## DIRECTIONS FOR THIS TASK:
Skip the pictures and repeat each line of the data exactly.

┄┄┄┄┄┄

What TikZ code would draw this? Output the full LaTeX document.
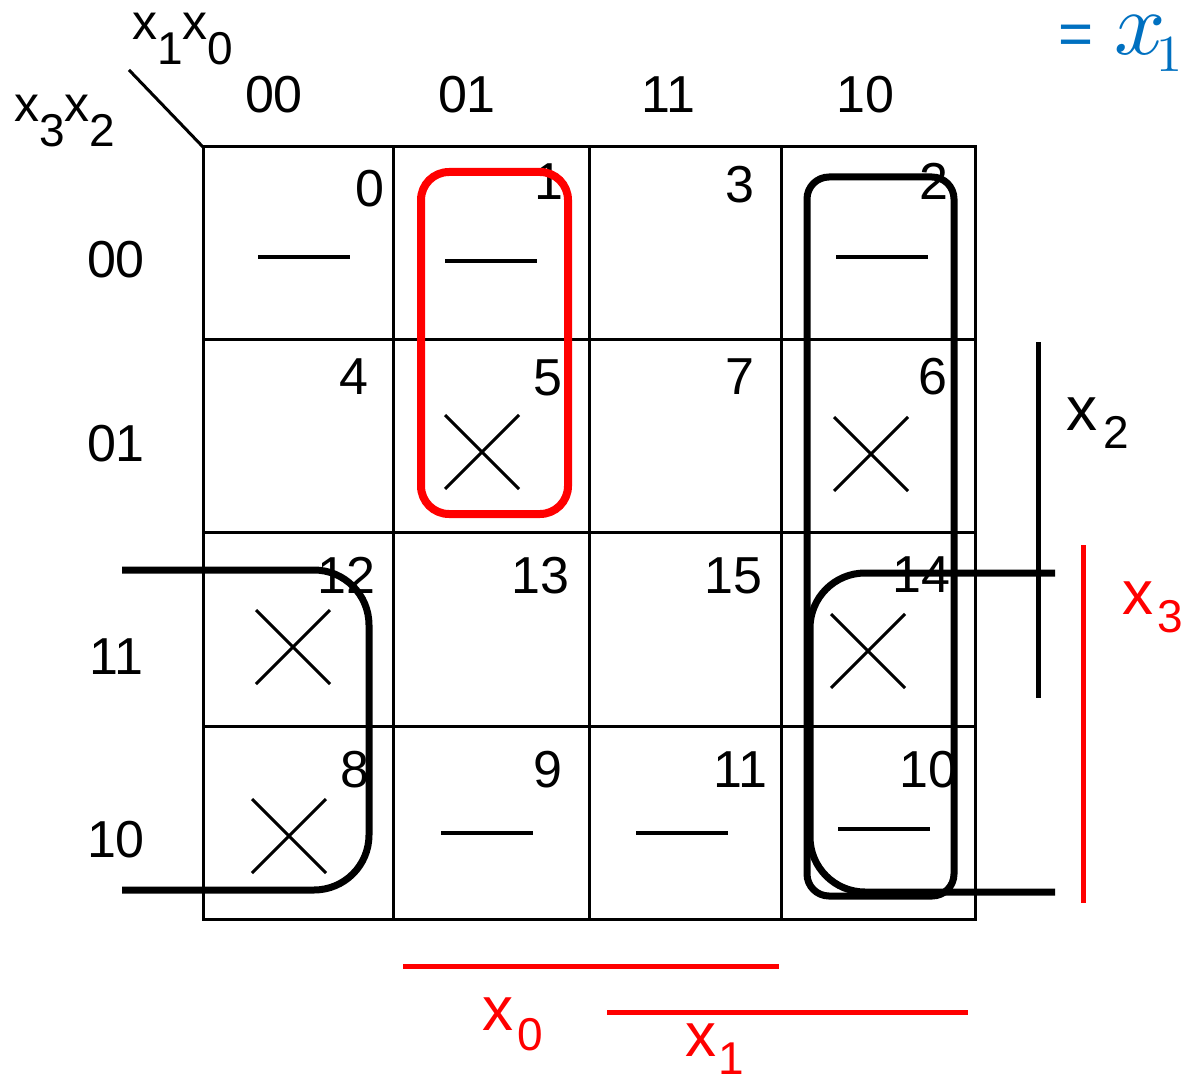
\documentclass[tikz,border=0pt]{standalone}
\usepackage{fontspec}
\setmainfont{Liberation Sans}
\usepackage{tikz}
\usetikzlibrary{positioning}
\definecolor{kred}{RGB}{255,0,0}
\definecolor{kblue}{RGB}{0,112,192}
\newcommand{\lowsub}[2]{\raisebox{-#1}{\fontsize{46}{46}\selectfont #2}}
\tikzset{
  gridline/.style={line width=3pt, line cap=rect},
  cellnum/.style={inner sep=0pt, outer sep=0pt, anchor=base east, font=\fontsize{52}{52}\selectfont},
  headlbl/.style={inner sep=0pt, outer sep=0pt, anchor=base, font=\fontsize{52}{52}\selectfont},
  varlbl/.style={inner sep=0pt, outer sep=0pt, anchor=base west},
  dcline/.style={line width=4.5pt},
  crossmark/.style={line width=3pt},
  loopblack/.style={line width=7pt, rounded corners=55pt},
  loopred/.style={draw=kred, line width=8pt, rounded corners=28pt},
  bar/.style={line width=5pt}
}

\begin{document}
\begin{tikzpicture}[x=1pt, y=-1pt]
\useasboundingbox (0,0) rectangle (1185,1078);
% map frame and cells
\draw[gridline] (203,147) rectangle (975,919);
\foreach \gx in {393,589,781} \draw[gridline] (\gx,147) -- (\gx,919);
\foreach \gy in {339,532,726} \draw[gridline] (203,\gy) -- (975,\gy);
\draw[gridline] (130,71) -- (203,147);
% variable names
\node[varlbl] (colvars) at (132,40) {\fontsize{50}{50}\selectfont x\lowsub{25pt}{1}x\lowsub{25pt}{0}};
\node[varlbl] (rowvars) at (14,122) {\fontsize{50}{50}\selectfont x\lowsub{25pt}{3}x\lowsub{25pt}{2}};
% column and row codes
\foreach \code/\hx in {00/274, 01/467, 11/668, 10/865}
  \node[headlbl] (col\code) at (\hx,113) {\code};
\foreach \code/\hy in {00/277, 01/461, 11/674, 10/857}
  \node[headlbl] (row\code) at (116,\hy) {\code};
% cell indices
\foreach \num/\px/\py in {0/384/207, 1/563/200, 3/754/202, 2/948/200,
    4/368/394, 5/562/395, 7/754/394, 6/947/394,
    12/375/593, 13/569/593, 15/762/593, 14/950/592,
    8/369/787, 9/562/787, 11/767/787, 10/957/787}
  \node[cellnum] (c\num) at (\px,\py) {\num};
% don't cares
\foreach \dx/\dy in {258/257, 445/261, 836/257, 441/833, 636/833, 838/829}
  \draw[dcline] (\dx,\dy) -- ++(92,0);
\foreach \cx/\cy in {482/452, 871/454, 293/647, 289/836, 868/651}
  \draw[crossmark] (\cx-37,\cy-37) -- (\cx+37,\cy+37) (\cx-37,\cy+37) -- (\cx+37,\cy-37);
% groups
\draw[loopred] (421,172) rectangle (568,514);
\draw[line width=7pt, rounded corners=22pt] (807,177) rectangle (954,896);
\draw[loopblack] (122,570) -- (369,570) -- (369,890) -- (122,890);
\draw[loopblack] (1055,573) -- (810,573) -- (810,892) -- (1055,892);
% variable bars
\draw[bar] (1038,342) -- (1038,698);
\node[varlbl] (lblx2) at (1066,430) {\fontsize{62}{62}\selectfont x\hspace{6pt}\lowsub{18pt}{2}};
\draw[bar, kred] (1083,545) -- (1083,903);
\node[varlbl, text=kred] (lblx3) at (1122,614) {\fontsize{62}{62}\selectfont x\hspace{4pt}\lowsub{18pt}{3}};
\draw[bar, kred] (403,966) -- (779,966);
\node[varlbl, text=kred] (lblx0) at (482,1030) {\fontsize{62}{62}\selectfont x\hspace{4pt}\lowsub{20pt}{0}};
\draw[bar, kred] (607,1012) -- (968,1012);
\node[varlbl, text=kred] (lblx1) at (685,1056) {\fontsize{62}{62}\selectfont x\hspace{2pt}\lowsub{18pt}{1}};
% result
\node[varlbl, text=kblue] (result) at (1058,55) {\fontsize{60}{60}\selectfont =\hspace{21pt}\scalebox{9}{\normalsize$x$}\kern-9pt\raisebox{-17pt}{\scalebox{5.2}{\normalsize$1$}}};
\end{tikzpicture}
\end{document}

┄┄┄┄┄┄

## TASK ANSWER:
What TikZ code would draw this? Output the full LaTeX document.
\documentclass[tikz,border=0pt]{standalone}
\usepackage{fontspec}
\setmainfont{Liberation Sans}
\usepackage{tikz}
\usetikzlibrary{positioning}
\definecolor{kred}{RGB}{255,0,0}
\definecolor{kblue}{RGB}{0,112,192}
\newcommand{\lowsub}[2]{\raisebox{-#1}{\fontsize{46}{46}\selectfont #2}}
\tikzset{
  gridline/.style={line width=3pt, line cap=rect},
  cellnum/.style={inner sep=0pt, outer sep=0pt, anchor=base east, font=\fontsize{52}{52}\selectfont},
  headlbl/.style={inner sep=0pt, outer sep=0pt, anchor=base, font=\fontsize{52}{52}\selectfont},
  varlbl/.style={inner sep=0pt, outer sep=0pt, anchor=base west},
  dcline/.style={line width=4.5pt},
  crossmark/.style={line width=3pt},
  loopblack/.style={line width=7pt, rounded corners=55pt},
  loopred/.style={draw=kred, line width=8pt, rounded corners=28pt},
  bar/.style={line width=5pt}
}

\begin{document}
\begin{tikzpicture}[x=1pt, y=-1pt]
\useasboundingbox (0,0) rectangle (1185,1078);
% map frame and cells
\draw[gridline] (203,147) rectangle (975,919);
\foreach \gx in {393,589,781} \draw[gridline] (\gx,147) -- (\gx,919);
\foreach \gy in {339,532,726} \draw[gridline] (203,\gy) -- (975,\gy);
\draw[gridline] (130,71) -- (203,147);
% variable names
\node[varlbl] (colvars) at (132,40) {\fontsize{50}{50}\selectfont x\lowsub{25pt}{1}x\lowsub{25pt}{0}};
\node[varlbl] (rowvars) at (14,122) {\fontsize{50}{50}\selectfont x\lowsub{25pt}{3}x\lowsub{25pt}{2}};
% column and row codes
\foreach \code/\hx in {00/274, 01/467, 11/668, 10/865}
  \node[headlbl] (col\code) at (\hx,113) {\code};
\foreach \code/\hy in {00/277, 01/461, 11/674, 10/857}
  \node[headlbl] (row\code) at (116,\hy) {\code};
% cell indices
\foreach \num/\px/\py in {0/384/207, 1/563/200, 3/754/202, 2/948/200,
    4/368/394, 5/562/395, 7/754/394, 6/947/394,
    12/375/593, 13/569/593, 15/762/593, 14/950/592,
    8/369/787, 9/562/787, 11/767/787, 10/957/787}
  \node[cellnum] (c\num) at (\px,\py) {\num};
% don't cares
\foreach \dx/\dy in {258/257, 445/261, 836/257, 441/833, 636/833, 838/829}
  \draw[dcline] (\dx,\dy) -- ++(92,0);
\foreach \cx/\cy in {482/452, 871/454, 293/647, 289/836, 868/651}
  \draw[crossmark] (\cx-37,\cy-37) -- (\cx+37,\cy+37) (\cx-37,\cy+37) -- (\cx+37,\cy-37);
% groups
\draw[loopred] (421,172) rectangle (568,514);
\draw[line width=7pt, rounded corners=22pt] (807,177) rectangle (954,896);
\draw[loopblack] (122,570) -- (369,570) -- (369,890) -- (122,890);
\draw[loopblack] (1055,573) -- (810,573) -- (810,892) -- (1055,892);
% variable bars
\draw[bar] (1038,342) -- (1038,698);
\node[varlbl] (lblx2) at (1066,430) {\fontsize{62}{62}\selectfont x\hspace{6pt}\lowsub{18pt}{2}};
\draw[bar, kred] (1083,545) -- (1083,903);
\node[varlbl, text=kred] (lblx3) at (1122,614) {\fontsize{62}{62}\selectfont x\hspace{4pt}\lowsub{18pt}{3}};
\draw[bar, kred] (403,966) -- (779,966);
\node[varlbl, text=kred] (lblx0) at (482,1030) {\fontsize{62}{62}\selectfont x\hspace{4pt}\lowsub{20pt}{0}};
\draw[bar, kred] (607,1012) -- (968,1012);
\node[varlbl, text=kred] (lblx1) at (685,1056) {\fontsize{62}{62}\selectfont x\hspace{2pt}\lowsub{18pt}{1}};
% result
\node[varlbl, text=kblue] (result) at (1058,55) {\fontsize{60}{60}\selectfont =\hspace{21pt}\scalebox{9}{\normalsize$x$}\kern-9pt\raisebox{-17pt}{\scalebox{5.2}{\normalsize$1$}}};
\end{tikzpicture}
\end{document}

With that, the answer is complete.